London has had a fundamental play in who I see myself to be, I feel very privileged to have had my primitive years spent in the most culturally diverse place I know, there’s a lot you can learn here as well as access, that may have been more difficult to do so in other parts of the UK. So shout to my mamma for making this executive decision, brap brap.
I have found myself to be a very creative person. I always was, as a child, I use to attend dance schools and perform for big audiences back home.

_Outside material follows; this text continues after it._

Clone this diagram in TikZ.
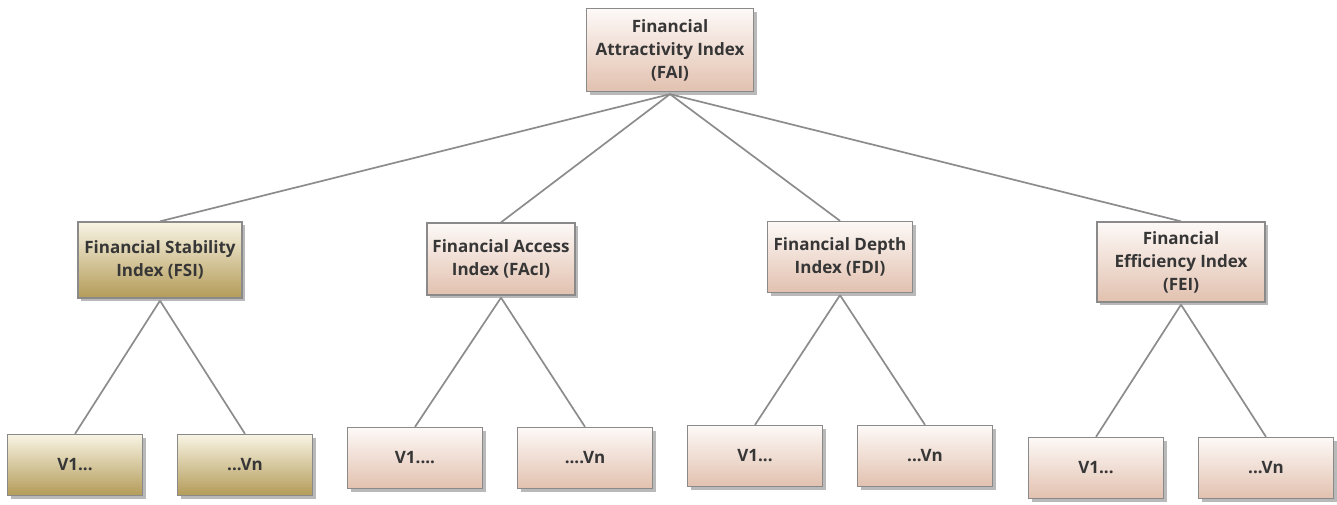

Currently, I find myself to be very interested in Film and Documentary making, I am trying to learn as much as I can behind the scenes as well as being in front of the camera. As you can see I enjoy talking, a lot, my mamma always said I’d be a journalist or presenter. Last year at the end of 2018, I began a podcast, named Now & Gone, speaking on my polyamorous experiences as a Black Queer Woman. I am also currently in the process of making a documentary on the Black Queer experience/identity in London, with a production team I joined early this year.
London is definitely home, so I do identify myself as a Londoner, not British (although I did just gain my long-awaited citizenship) but I never forget my roots, I am Eritrean.
I am so many things, and I revel in being able to identify with so many communities, it’s great to know that I have families outside of my bloodline, we are three-dimensional beings, it only hurts you to box yourself with one identity.